Returning to Copenhagen, he opened a branch office of his company and in 1897, together with Isak Glückstadt, director of the Danish Farmers' Bank, founded the East Asiatic Company with an initial equity of 3.5 million Danish kroner. Its original purpose was to facilitate trade between Denmark and the Far East, but it continued to grow, diversifying into shipbuilding, marine propulsion, insurance, etc., until it eventually became the largest company in Denmark.

In 1912, Andersen commissioned the Copenhagen shipbuilding company Burmeister & Wain to build the MS Selandia, the world's first oceangoing motorship. The East Asiatic Company expanded further, opening branch offices all over the world, reaching 250 enterprises in over 50 countries.

Andersen remained in the position of executive director for four decades. At the time of his death, in 1937, the aggregate turnover of the company was exceeding 233 million kroner.

== Diplomacy ==
During World War I, in which Denmark remained neutral, he was entrusted by the Danish Foreign Minister, Erik Scavenius, with missions to several countries with the purpose of finding an end to the conflict. Andersen, who was an intimate friend of the Danish royal family, was well versed in dealing with royalty. He hoped to appeal the British king George V and the Russian czar Nikolai II who, along with the Danish king Christian X, were all first cousins. He attempted unsuccessfully to initiate peace negotiations, but more successfully to secure Danish interests.

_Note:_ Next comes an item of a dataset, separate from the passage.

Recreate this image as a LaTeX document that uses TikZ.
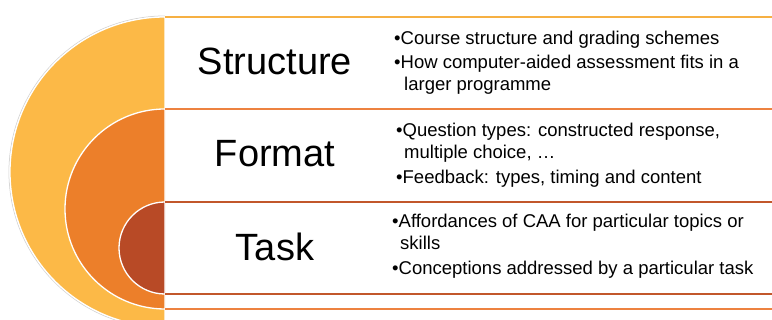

Andersen, who was sympathetic to the Allies, was most likely unaware that his diplomatic mission for peace was proposed to the Danish government by the German authorities, who were trying to probe ways to get Russia out of the war, so they could concentrate their efforts on the Western Front.

He was Siam's Consul General in Denmark 1898–1932, became titular Councilor of State (etatsråd) in 1900, and was created Knight of the Elephant, the highest Danish order, in 1919.